Exercise details -
Your task is to retype, word for word, the lines from the start of the data through the line holding "t.set_rotation(rot)". Do not include the pictures.

Recorded data -
|---|
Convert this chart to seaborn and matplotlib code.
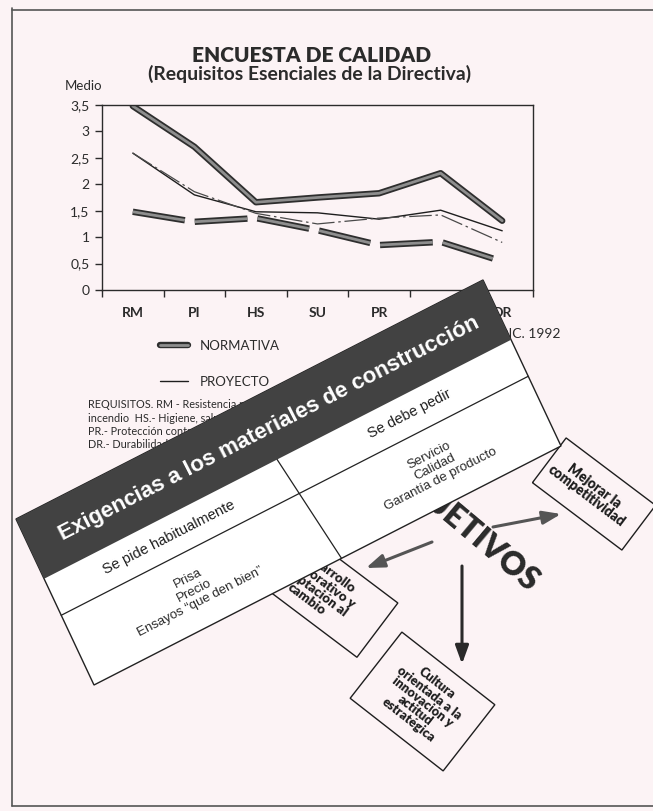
import numpy as np
import pandas as pd
import matplotlib
matplotlib.use("Agg")
import matplotlib.pyplot as plt
import matplotlib.patheffects as pe
import seaborn as sns
from matplotlib.transforms import Affine2D
from matplotlib.patches import Polygon, FancyArrowPatch
from matplotlib.lines import Line2D

# ------------------------------
# Data
# ------------------------------
requisitos = ["RM", "PI", "HS", "SU", "PR", "AE", "DR"]
normativa = [3.48, 2.71, 1.66, 1.75, 1.83, 2.21, 1.31]
proyecto = [2.59, 1.80, 1.48, 1.46, 1.34, 1.51, 1.12]
serie_3 = [2.59, 1.86, 1.45, 1.25, 1.36, 1.42, 0.90]
serie_4 = [1.48, 1.29, 1.36, 1.13, 0.85, 0.91, 0.54]
series_names = ["NORMATIVA", "PROYECTO", "SERIE 3", "SERIE 4"]
legend_names = ["NORMATIVA", "PROYECTO"]

y_ticks = [0, 0.5, 1, 1.5, 2, 2.5, 3, 3.5]
y_tick_labels = ["0", "0,5", "1", "1,5", "2", "2,5", "3", "3,5"]

requisitos_txt = [
    "REQUISITOS. RM - Resistencia mecánica y estabilidad. PI.- Protección contra",
    "incendio  HS.- Higiene, salud y medio ambiente. SU.- Seguridad de utilización.",
    "PR.- Protección contra el ruido. AE.- Ahorro de energía y aislamiento.",
    "DR.- Durabilidad.",
]

banner_title = "Exigencias a los materiales de construcción"
col_headers = ["Se pide habitualmente", "Se debe pedir"]
col_left = ["Prisa", "Precio", "Ensayos \u201cque den bien\u201d"]
col_right = ["Servicio", "Calidad", "Garantía de producto"]

df = pd.DataFrame({
    "requisito": requisitos * 4,
    "valor": normativa + proyecto + serie_3 + serie_4,
    "serie": [n for n in series_names for _ in requisitos],
})

# ------------------------------
# Figure setup (work in image pixels, y down)
# ------------------------------
W, H = 653, 811
BG = "#fcf3f5"
INK = "#2b2b2b"

sns.set_theme(style="white")
plt.rcParams["font.family"] = ["Lato", "DejaVu Sans"]

fig = plt.figure(figsize=(W / 100, H / 100), dpi=100, facecolor=BG)
IMG = Affine2D().scale(1, -1).translate(0, H)
renderer = fig.canvas.get_renderer()


def fit_width(t, target):
    rot = t.get_rotation()
    t.set_rotation(0)
    w = t.get_window_extent(renderer).width
    t.set_fontsize(t.get_fontsize() * target / w)
    t.set_rotation(rot)


# ------------------------------
# Line chart
# ------------------------------
ax_left, ax_right, ax_top, ax_bottom = 102, 533, 105, 290
ax = fig.add_axes([ax_left / W, 1 - ax_bottom / H, (ax_right - ax_left) / W, (ax_bottom - ax_top) / H])
ax.set_facecolor("none")

sns.lineplot(
    data=df, x="requisito", y="valor", hue="serie", style="serie",
    hue_order=series_names, style_order=series_names,
    palette={"NORMATIVA": "#8e8e8e", "PROYECTO": "#1e1e1e", "SERIE 3": "#4a4a4a", "SERIE 4": "#8e8e8e"},
    dashes={"NORMATIVA": "", "PROYECTO": "", "SERIE 3": (18, 3, 2, 3), "SERIE 4": (19, 3.6)},
    sort=False, legend=False, ax=ax,
)

lines = ax.get_lines()[:4]
line_norm, line_proy, line_s3, line_s4 = lines
for ln in (line_norm, line_s4):
    ln.set_linewidth(2.0)
    ln.set_path_effects([pe.Stroke(linewidth=4.6, foreground="#2e2e2e"), pe.Normal()])
line_proy.set_linewidth(1.0)
line_s3.set_linewidth(0.9)

ax.set_xlim(-0.5, 6.5)
ax.set_ylim(0, 3.5)
ax.set_xticks(np.arange(-0.5, 7, 1))
ax.set_xticklabels([])
ax.set_xticks(range(len(requisitos)), minor=True)
ax.set_xticklabels(requisitos, minor=True, fontsize=10, fontweight="bold", color=INK)
ax.tick_params(axis="x", which="major", direction="out", length=5, width=1, bottom=True, color=INK)
ax.tick_params(axis="x", which="minor", length=0, pad=12)
ax.set_yticks(y_ticks)
ax.set_yticklabels(y_tick_labels, fontsize=10, color=INK)
ax.tick_params(axis="y", direction="out", length=5, width=1, left=True, pad=4, color=INK)
ax.set_xlabel("")
ax.set_ylabel("")
for side in ["top", "right", "bottom", "left"]:
    ax.spines[side].set_visible(True)
    ax.spines[side].set_color(INK)
    ax.spines[side].set_linewidth(1.0)

leg = ax.legend(
    handles=[line_norm, line_proy], labels=legend_names,
    loc="upper left", bbox_to_anchor=(160, 340), bbox_transform=IMG,
    frameon=False, fontsize=9.5, handlelength=2.1, handletextpad=0.9,
    labelspacing=1.8, borderpad=0, borderaxespad=0,
)
for t in leg.get_texts():
    t.set_color(INK)

# Titles and chart texts
t1 = fig.text(312, 55, "ENCUESTA DE CALIDAD", transform=IMG, ha="center", va="center",
              fontsize=15, fontweight="heavy", color=INK)
fit_width(t1, 240)
t2 = fig.text(310, 74, "(Requisitos Esenciales de la Directiva)", transform=IMG, ha="center",
              va="center", fontsize=12, fontweight="bold", color=INK)
fit_width(t2, 320)
fig.text(65, 86, "Medio", transform=IMG, ha="left", va="center", fontsize=9.5, color=INK)
fig.text(561, 334, "DIC. 1992", transform=IMG, ha="right", va="center", fontsize=10, color=INK)

for i, s in enumerate(requisitos_txt):
    fig.text(88, 405 + 13.3 * i, s, transform=IMG, ha="left", va="center", fontsize=7.8, color=INK)

# Page frame
for xs, ys in [([12, 12], [8, 806]), ([12, 660], [10, 10]), ([12, 660], [806, 806])]:
    fig.add_artist(Line2D(xs, ys, transform=IMG, color="#555555", lw=1.2, zorder=2))

# ------------------------------
# Diagram behind the table
# ------------------------------
def caja(cx, cy, largo, ancho, ang, texto, fs, dx=0.0, dy=0.0):
    a = np.deg2rad(ang)
    L = np.array([np.cos(a), np.sin(a)])
    S = np.array([np.sin(a), -np.cos(a)])
    c = np.array([cx, cy])
    pts = [c - L * largo / 2 - S * ancho / 2, c + L * largo / 2 - S * ancho / 2,
           c + L * largo / 2 + S * ancho / 2, c - L * largo / 2 + S * ancho / 2]
    fig.add_artist(Polygon(pts, closed=True, fill=False, ec="#1e1e1e", lw=1.0, transform=IMG, zorder=5))
    fig.text(cx + dx, cy + dy, texto, transform=IMG, rotation=-ang, rotation_mode="anchor", ha="center",
             va="center", multialignment="center", fontsize=fs, fontweight="heavy", linespacing=0.95,
             color="#1e1e1e", zorder=6)


caja(594, 494, 112, 56, 37, "Mejorar la\ncompetitividad", 9.8, dx=-4, dy=-3)
caja(317.5, 585, 150, 68, 37, "Desarrollo\ncorporativo y\nadaptación al\ncambio", 9.6)
caja(422.5, 701.5, 118, 84, 38, "Cultura\norientada a la\ninnovación y\nactitud\nestratégica", 9.2)

for (xa, ya), (xb, yb), col in [((493, 527), (561, 514), "#555555"),
                                ((432, 542), (366, 568), "#555555"),
                                ((462, 566), (462, 664), "#2a2a2a")]:
    fig.add_artist(FancyArrowPatch(
        (xa, ya), (xb, yb), transform=IMG, arrowstyle="-|>,head_length=1.1,head_width=0.4",
        mutation_scale=10, lw=2.2, color=col, shrinkA=0, shrinkB=0, zorder=5))

obj = fig.text(535, 585, "OBJETIVOS", transform=IMG, rotation=-40, rotation_mode="anchor",
               ha="right", va="center", fontsize=15, fontweight="heavy", color="#2a2a2a", zorder=5)
fit_width(obj, 178)

# ------------------------------
# Rotated table on top
# ------------------------------
x0, y0 = 16, 519
U = (467, -239)
V = (78, 166)
TBL = Affine2D(np.array([[U[0], V[0], x0], [U[1], V[1], y0], [0, 0, 1]])) + IMG
rot = np.degrees(np.arctan2(-U[1], U[0]))

fig.add_artist(Polygon([(0, 0), (1, 0), (1, 1), (0, 1)], closed=True, facecolor="white",
                       edgecolor="#222222", lw=1.0, transform=TBL, zorder=10))
fig.add_artist(Polygon([(0, 0), (1, 0), (1, 0.36), (0, 0.36)], closed=True, facecolor="#424242",
                       edgecolor="none", transform=TBL, zorder=11))
fig.add_artist(Line2D([0, 1], [0.58, 0.58], transform=TBL, color="#222222", lw=0.9, zorder=11))
fig.add_artist(Line2D([0.499, 0.53], [0.36, 1.0], transform=TBL, color="#222222", lw=0.9, zorder=11))

tb = fig.text(0.51, 0.19, banner_title, transform=TBL, rotation=rot, rotation_mode="anchor",
              ha="center", va="center", fontsize=16, fontweight="bold", color="white", zorder=12,
              family=["Liberation Sans", "DejaVu Sans"])
fit_width(tb, 470)

tbl_font = ["Liberation Sans Narrow", "Liberation Sans", "DejaVu Sans"]
for sx, s in zip([0.25, 0.765], col_headers):
    fig.text(sx, 0.47, s, transform=TBL, rotation=rot, rotation_mode="anchor", ha="center",
             va="center", fontsize=10.5, color="#1e1e1e", zorder=12, family=tbl_font)
for sx, items in zip([0.25, 0.765], [col_left, col_right]):
    fig.text(sx, 0.79, "\n".join(items), transform=TBL, rotation=rot, rotation_mode="anchor",
             ha="center", va="center", multialignment="center", fontsize=9.5, linespacing=1.15,
             color="#2a2a2a", zorder=12, family=tbl_font)

fig.savefig("out.png", dpi=100, facecolor=fig.get_facecolor())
|---|
Result below -
Convert this chart to seaborn and matplotlib code.
import numpy as np
import pandas as pd
import matplotlib
matplotlib.use("Agg")
import matplotlib.pyplot as plt
import matplotlib.patheffects as pe
import seaborn as sns
from matplotlib.transforms import Affine2D
from matplotlib.patches import Polygon, FancyArrowPatch
from matplotlib.lines import Line2D

# ------------------------------
# Data
# ------------------------------
requisitos = ["RM", "PI", "HS", "SU", "PR", "AE", "DR"]
normativa = [3.48, 2.71, 1.66, 1.75, 1.83, 2.21, 1.31]
proyecto = [2.59, 1.80, 1.48, 1.46, 1.34, 1.51, 1.12]
serie_3 = [2.59, 1.86, 1.45, 1.25, 1.36, 1.42, 0.90]
serie_4 = [1.48, 1.29, 1.36, 1.13, 0.85, 0.91, 0.54]
series_names = ["NORMATIVA", "PROYECTO", "SERIE 3", "SERIE 4"]
legend_names = ["NORMATIVA", "PROYECTO"]

y_ticks = [0, 0.5, 1, 1.5, 2, 2.5, 3, 3.5]
y_tick_labels = ["0", "0,5", "1", "1,5", "2", "2,5", "3", "3,5"]

requisitos_txt = [
    "REQUISITOS. RM - Resistencia mecánica y estabilidad. PI.- Protección contra",
    "incendio  HS.- Higiene, salud y medio ambiente. SU.- Seguridad de utilización.",
    "PR.- Protección contra el ruido. AE.- Ahorro de energía y aislamiento.",
    "DR.- Durabilidad.",
]

banner_title = "Exigencias a los materiales de construcción"
col_headers = ["Se pide habitualmente", "Se debe pedir"]
col_left = ["Prisa", "Precio", "Ensayos \u201cque den bien\u201d"]
col_right = ["Servicio", "Calidad", "Garantía de producto"]

df = pd.DataFrame({
    "requisito": requisitos * 4,
    "valor": normativa + proyecto + serie_3 + serie_4,
    "serie": [n for n in series_names for _ in requisitos],
})

# ------------------------------
# Figure setup (work in image pixels, y down)
# ------------------------------
W, H = 653, 811
BG = "#fcf3f5"
INK = "#2b2b2b"

sns.set_theme(style="white")
plt.rcParams["font.family"] = ["Lato", "DejaVu Sans"]

fig = plt.figure(figsize=(W / 100, H / 100), dpi=100, facecolor=BG)
IMG = Affine2D().scale(1, -1).translate(0, H)
renderer = fig.canvas.get_renderer()


def fit_width(t, target):
    rot = t.get_rotation()
    t.set_rotation(0)
    w = t.get_window_extent(renderer).width
    t.set_fontsize(t.get_fontsize() * target / w)
    t.set_rotation(rot)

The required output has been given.